I am going back in time: it’s August 1942. I am thirteen years old and the Nazis begin the roundups in Brussels. My father, who was a member of the resistance movement, understood what was going on and looked for a hiding place for me. (This is the story told to me by the family that hid me.)
My father took me by the hand and walked the streets of Anderlecht in Brussels, asking passers-by if they knew a family that would be willing to take in a child. (I’m not sure he mentioned that the child was Jewish). I finally found myself with the Nagel family.
The family already had one Jewish boy, and soon another young child arrived. Thus there were three Jewish children hidden by the Nagel family.
My parents were hiding in another place in Brussels. I assume that until their arrest they paid the Nagel family for my upkeep. After one year, my parents were captured and disappeared from my life. What happened then is directly connected to the CDJ activities. The details became clear to me only much later.
I am jumping forward. The war ended, and I joined a Zionist youth movement. In 1946, at the age of 17 we clandestinely immigrated to Israel and established a kibbutz in the south of the country – Mishmar HaNegev. Several years later I left the kibbutz, settled in Tel Aviv, married at a very young age and established a family. Children, work, problems of daily life. Although I sometimes think of that time, its memory is fading.

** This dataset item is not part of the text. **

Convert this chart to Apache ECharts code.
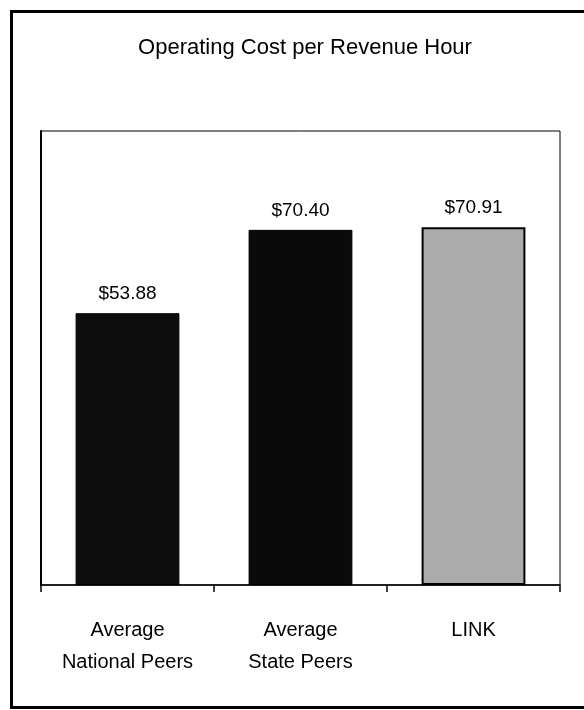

Some ten years ago I visited Brussels with my wife. My cousin invited us for Friday evening dinner at the Jewish club. The hall was crowded, and someone asked me if I knew Madam Geulen. I answered that I had never heard her name before.
‘Let me introduce you’, he said.
We approached her table. An unfamiliar lady was sitting there, and I was standing next to my friend who said: ‘Madam Geulen, I would like to introduce a friend from Israel.’. The lady raised her head and asked for my name. ‘I am Henri Novak’.
She looked at me with a long glance and said: ‘1059’. I was stunned, and said: ‘I beg your pardon, what are you saying?’
‘This was your code number during the war. We took care of your upkeep after your parents were gone’.
From this moment on everything became clear. I found out things that I had not known for many years.
‘Come home with me’, said Madam Geulen, ‘it’s all on my computer’. I went to her place and for an entire afternoon she told me how it functioned, how the resistance movement she had belonged to worked to save Jewish children and save them from the Nazis.
Madam Geulen, our appreciation and our gratitude go to you and to all those who were your partners in this courageous endeavor. I am here with some of my family: my wife, my children and grandchildren, and I am very happy that they too will know what you have done for them."